Isso tudo dura pouco, e o longa segue se movimentando como a história real sendo contada apenas por fragmentos que Maiwenn julga mais importantes, por meio de longas elipses com intervenções explicativas de uma narração em off. A estrutura é de um épico de época, ainda que a duração (menos de duas horas) sugira o contrário. Aos poucos, o longa vai perdendo a pouca força que tinha inicialmente, quando Jeanne Du Barry se destacava ao não se encaixar naquele espaço e ironizava a todos com energia e uma risada prestes a aparecer. Quando o romance começa, cada bloco entre as elipses até contam momentos diferentes, mas nada evolui. Vemos Jeanne fazer a mesma piada várias e várias vezes para tirar sarro das mesmas pessoas. O romance fica sempre no mesmo lugar, o do roteiro que nunca aparece em tela, já que é difícil ver qualquer conexão entre a vívida interpretação de Maiwenn e o piloto automático cansado de Johnny Depp.

Tudo isso se estende até o longa tomar um rumo mais melodramático. O problema é que, com exceção de alguns bons momentos entre Jeanne e o braço direito do rei, em que sentimos o carinho entre eles apenas pelo olhar, a obra simplesmente escanteia quase todos os seus personagens, transformando-os ou em meras piadas ou em ignorados que surgem aqui ou ali quando convém. Talvez se Depp tivesse o mínimo de carisma, que ele parece ter perdido há anos, e conseguisse criar uma paixão ardente com a protagonista, tudo isso poderia ser ignorado.
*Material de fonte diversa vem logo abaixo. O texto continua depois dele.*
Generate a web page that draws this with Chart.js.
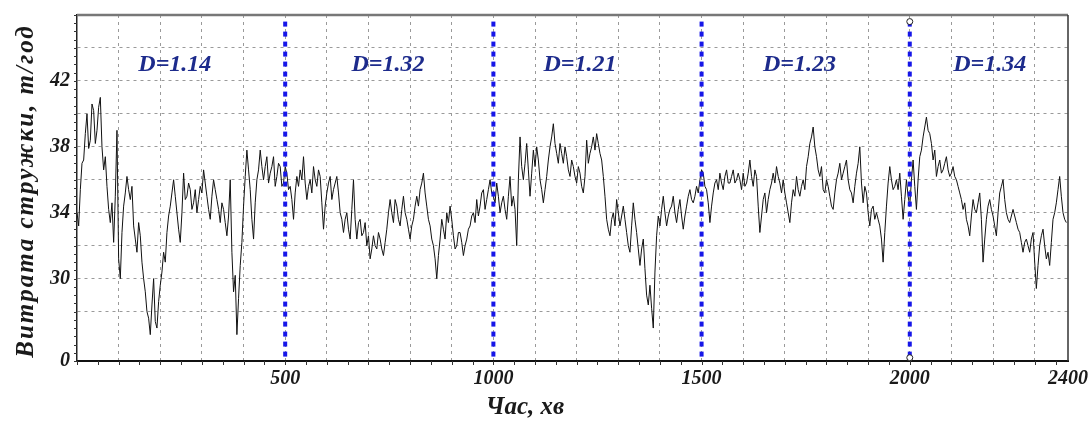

Não é o caso, então fica difícil sentir qualquer coisa pelos personagens presentes. No fim, “Jeanne Du Barry” é só mais uma sátira de costumes confusa, que tenta ser muitas coisas, ter muitas escolhas formais diferentes (e que não conversam) e fazer piadas a fim de parecer disruptivo, mas acaba caindo no caminho da austeridade boba sem personagens interessantes. Enquanto filmes assim ganharem a Palma de Ouro, provavelmente continuarão se multiplicando (infelizmente).